Why would any of them even remotely care to listen to me sing? They don't know me. Honestly, I felt embarrassed. But it was his wish. He was insisting. He wanted them to have a party and he was supplying the party.
By now, the band has set up and we're ready to go. I start scanning on the music, trying to remember the lyrics so that I don't have to do the night with my head pointed down. But, worse, this isn't my music. Sure, I've done some piano bars, but this is Liza stuff. Barbra stuff. I don't sing this!
I can't remember much after that except that I think he drifted in at some point during the night, wrapped in blankets, sitting there watching me do his show.
I never felt so out of place in my life.
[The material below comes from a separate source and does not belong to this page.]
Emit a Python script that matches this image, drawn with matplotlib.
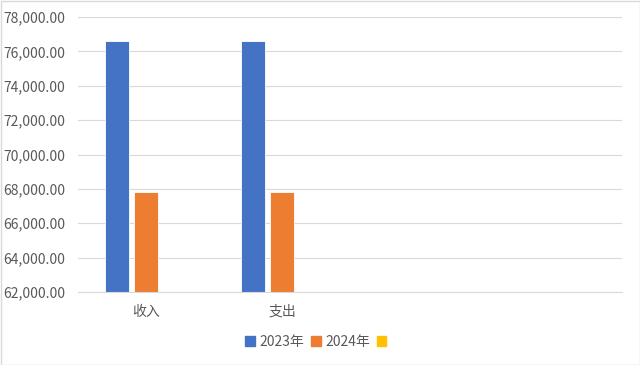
import matplotlib
matplotlib.use("Agg")
import matplotlib.pyplot as plt
from matplotlib.ticker import FuncFormatter
from matplotlib.patches import Rectangle
import numpy as np

plt.rcParams['font.family'] = ['Noto Sans CJK SC', 'DejaVu Sans']

categories = ["收入", "支出", "", ""]
series_names = ["2023年", "2024年", ""]
values_2023 = [76600, 76600, np.nan, np.nan]
values_2024 = [67800, 67800, np.nan, np.nan]
values_3 = [np.nan, np.nan, np.nan, np.nan]
colors = ["#4472C4", "#ED7D31", "#FFC000"]
y_ticks = [62000, 64000, 66000, 68000, 70000, 72000, 74000, 76000, 78000]

fig = plt.figure(figsize=(6.4, 3.65), dpi=100)
ax = fig.add_axes([78/640, 1-292/365, 544/640, 275/365])

x = np.arange(len(categories))
step = 0.213
width = 0.17
all_series = [values_2023, values_2024, values_3]
for i, (vals, name, c) in enumerate(zip(all_series, series_names, colors)):
    v = np.array(vals, dtype=float)
    base = y_ticks[0]
    ax.bar(x + (i - 1) * step, v - base, bottom=base, width=width, color=c,
           edgecolor='white', linewidth=0.6, label=name)

ax.set_xlim(-0.5, len(categories) - 0.5)
ax.set_ylim(y_ticks[0], y_ticks[-1])
ax.set_yticks(y_ticks)
ax.yaxis.set_major_formatter(FuncFormatter(lambda v, p: f"{v:,.2f}"))
ax.set_xticks(x)
ax.set_xticklabels(categories)
ax.grid(axis='y', color='#D9D9D9', linewidth=0.8)
ax.set_axisbelow(True)
for s in ['top', 'right', 'left']:
    ax.spines[s].set_visible(False)
ax.spines['bottom'].set_color('#D9D9D9')
ax.tick_params(axis='both', length=0, colors='#595959', labelsize=10)
ax.tick_params(axis='y', pad=9)
ax.tick_params(axis='x', pad=9)

leg_handles = [Rectangle((0, 0), 1, 1, color=c) for c in colors]
fig.legend(leg_handles, series_names, loc='center', bbox_to_anchor=(318/640, 1-342/365),
           ncol=3, frameon=False, fontsize=10, handlelength=0.7, handleheight=0.7,
           handletextpad=0.3, columnspacing=0.5, labelcolor='#595959')

fig.patches.append(Rectangle((0.5/640, 0.5/365), 1-1/640, 1-1/365, transform=fig.transFigure,
                             fill=False, edgecolor='#D9D9D9', linewidth=1))
fig.savefig("out.png", dpi=100)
Every move felt like the wrong move. Like an overweight girl in a narrow room full of glass figurines. Every word out of my mouth, "He said he wanted to sing this for you..." felt clumsy, awkward and leaden.
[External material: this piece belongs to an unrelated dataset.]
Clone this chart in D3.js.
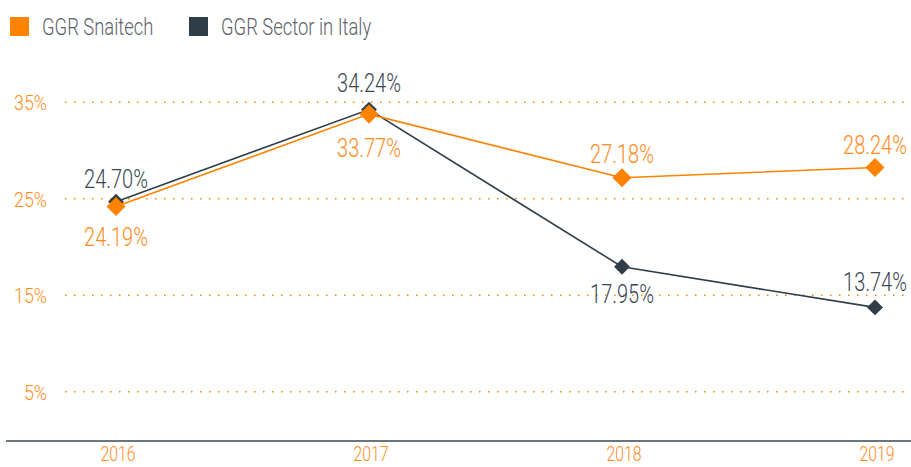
<!DOCTYPE html>
<html>
<head>
<meta charset="utf-8">
<script src="https://cdn.jsdelivr.net/npm/d3@7"></script>
<style>
  body { margin: 0; background: #fff; }
  svg { display: block; font-family: "Roboto", sans-serif; font-weight: 300; }
</style>
</head>
<body>
<script>
const years = ["2016", "2017", "2018", "2019"];
const snaitech = [24.19, 33.77, 27.18, 28.24];
const sector = [24.70, 34.24, 17.95, 13.74];
const yTicks = [5, 15, 25, 35];

const orange = "#ff8200";
const dark = "#2f3d48";
const orangeText = "#ff8c1a";

const width = 911, height = 467;

const svg = d3.select("body").append("svg")
  .attr("width", width)
  .attr("height", height);

const x = d3.scalePoint().domain(years).range([116, 875]);
const y = d3.scaleLinear().domain([0, 35]).range([440, 102.25]);

// condensed look: squeeze text horizontally
const squeeze = (tx, ty, k) => "translate(" + tx + "," + ty + ") scale(" + k + ",1)";

// gridlines + y labels
svg.append("g")
  .selectAll("line")
  .data(yTicks)
  .enter().append("line")
  .attr("x1", 65).attr("x2", width)
  .attr("y1", d => y(d)).attr("y2", d => y(d))
  .attr("stroke", orange)
  .attr("stroke-width", 1.5)
  .attr("stroke-dasharray", "1.5,7.5");

svg.append("g")
  .selectAll("text")
  .data(yTicks)
  .enter().append("text")
  .attr("transform", d => squeeze(47, y(d) + 8, 0.85))
  .attr("text-anchor", "end")
  .attr("fill", orangeText)
  .attr("font-size", 21)
  .text(d => d + "%");

// x axis
svg.append("line")
  .attr("x1", 6).attr("x2", width)
  .attr("y1", y(0) + 1).attr("y2", y(0) + 1)
  .attr("stroke", "#3d4750")
  .attr("stroke-width", 1.5);

svg.append("g")
  .selectAll("text")
  .data(years)
  .enter().append("text")
  .attr("transform", d => squeeze(x(d) + 2, 461, 0.75))
  .attr("text-anchor", "middle")
  .attr("fill", orangeText)
  .attr("font-size", 21)
  .text(d => d);

// legend
const legend = [
  {name: "GGR Snaitech", color: orange, x: 10},
  {name: "GGR Sector in Italy", color: dark, x: 189}
];
const lg = svg.append("g").selectAll("g").data(legend).enter().append("g");
lg.append("rect")
  .attr("x", d => d.x).attr("y", 17)
  .attr("width", 19).attr("height", 19)
  .attr("fill", d => d.color);
lg.append("text")
  .attr("transform", d => squeeze(d.x + 32, 35, 0.8))
  .attr("fill", "#5b636b")
  .attr("font-size", 23)
  .text(d => d.name);

const line = d3.line()
  .x((d, i) => x(years[i]))
  .y(d => y(d));

const series = [
  {values: sector, color: dark, text: "#3a4651", size: 15, offsets: [-14, -18, 36, -16]},
  {values: snaitech, color: orange, text: orangeText, size: 18, offsets: [39, 43, -15, -13]}
];

series.forEach(s => {
  svg.append("path")
    .datum(s.values)
    .attr("d", line)
    .attr("fill", "none")
    .attr("stroke", s.color)
    .attr("stroke-width", 1.6);
});

series.forEach(s => {
  svg.append("g")
    .selectAll("rect")
    .data(s.values)
    .enter().append("rect")
    .attr("x", -s.size / 2).attr("y", -s.size / 2)
    .attr("width", s.size).attr("height", s.size)
    .attr("fill", s.color)
    .attr("transform", (d, i) => "translate(" + x(years[i]) + "," + y(d) + ") rotate(45) scale(0.75)");
});

series.forEach(s => {
  svg.append("g")
    .selectAll("text")
    .data(s.values)
    .enter().append("text")
    .attr("transform", (d, i) => squeeze(x(years[i]), y(d) + s.offsets[i], 0.8))
    .attr("text-anchor", "middle")
    .attr("fill", s.text)
    .attr("font-size", 25)
    .text(d => d.toFixed(2) + "%");
});
</script>
</body>
</html>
And this ghost of a person watching me use his toothpaste and wear his clothes and kiss his date.
But I finished his show with a big smile on my face. I know that, on the outside, I was cool and present and uplifting and gracious because everyone said I was. But, on the inside, I felt this dead numbness of not knowing what truck just hit me.
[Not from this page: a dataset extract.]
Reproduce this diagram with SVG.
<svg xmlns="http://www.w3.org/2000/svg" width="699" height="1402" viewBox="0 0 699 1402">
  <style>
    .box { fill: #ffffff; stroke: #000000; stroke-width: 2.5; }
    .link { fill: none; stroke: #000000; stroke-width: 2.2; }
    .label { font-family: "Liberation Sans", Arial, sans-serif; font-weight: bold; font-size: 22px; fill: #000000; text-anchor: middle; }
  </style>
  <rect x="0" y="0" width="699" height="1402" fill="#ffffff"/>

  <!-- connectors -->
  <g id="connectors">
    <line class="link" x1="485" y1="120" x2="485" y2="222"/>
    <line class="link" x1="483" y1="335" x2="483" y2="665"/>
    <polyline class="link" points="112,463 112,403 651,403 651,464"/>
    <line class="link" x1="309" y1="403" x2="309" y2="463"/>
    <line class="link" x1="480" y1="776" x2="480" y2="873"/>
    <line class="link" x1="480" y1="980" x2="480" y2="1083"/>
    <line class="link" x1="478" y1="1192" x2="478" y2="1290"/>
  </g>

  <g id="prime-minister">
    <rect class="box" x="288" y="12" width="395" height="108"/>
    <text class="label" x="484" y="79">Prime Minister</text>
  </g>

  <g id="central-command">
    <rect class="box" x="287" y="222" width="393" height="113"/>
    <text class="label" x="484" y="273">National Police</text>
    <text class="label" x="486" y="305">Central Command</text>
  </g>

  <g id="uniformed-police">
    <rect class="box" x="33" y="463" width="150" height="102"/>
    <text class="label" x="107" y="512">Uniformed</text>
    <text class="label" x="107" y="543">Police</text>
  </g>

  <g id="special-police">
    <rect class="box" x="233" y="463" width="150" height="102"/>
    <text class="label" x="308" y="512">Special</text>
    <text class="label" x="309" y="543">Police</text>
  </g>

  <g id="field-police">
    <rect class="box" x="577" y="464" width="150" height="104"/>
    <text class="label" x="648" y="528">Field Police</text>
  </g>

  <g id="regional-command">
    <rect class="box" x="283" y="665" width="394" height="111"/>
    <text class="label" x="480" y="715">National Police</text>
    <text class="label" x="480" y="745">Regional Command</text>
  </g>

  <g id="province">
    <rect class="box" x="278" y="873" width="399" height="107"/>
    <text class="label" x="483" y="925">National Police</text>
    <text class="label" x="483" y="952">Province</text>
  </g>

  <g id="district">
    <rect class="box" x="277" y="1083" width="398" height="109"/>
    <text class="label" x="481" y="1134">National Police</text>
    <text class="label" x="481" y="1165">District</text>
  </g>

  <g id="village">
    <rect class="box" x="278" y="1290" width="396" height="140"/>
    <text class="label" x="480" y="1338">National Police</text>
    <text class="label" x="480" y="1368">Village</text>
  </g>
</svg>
I was an impersonator of a person I had never seen perform. A person with AIDS. A person dying of AIDS.
I know I was thinking of him when I was writing the songs for The Last Session. My original idea was that I would gather all my friends at the Hollywood Roosevelt and just give myself one last concert.
And the great miracle of that night was that it actually happened. Except it wasn't a concert; it was a musical. And that was me at the piano. I was coughing and hacking, but I did it.
But in the back of my mind, no matter where or when I sing, I will always think of that guy who had dreamed his whole life to have his own night club act -- but who had to watch someone else do it.
So, guess what I'm getting for my birthday tomorrow?
Yep. A house. A piano. And a bunch of people who have to listen to me sing.
And that's all I ever want for a birthday.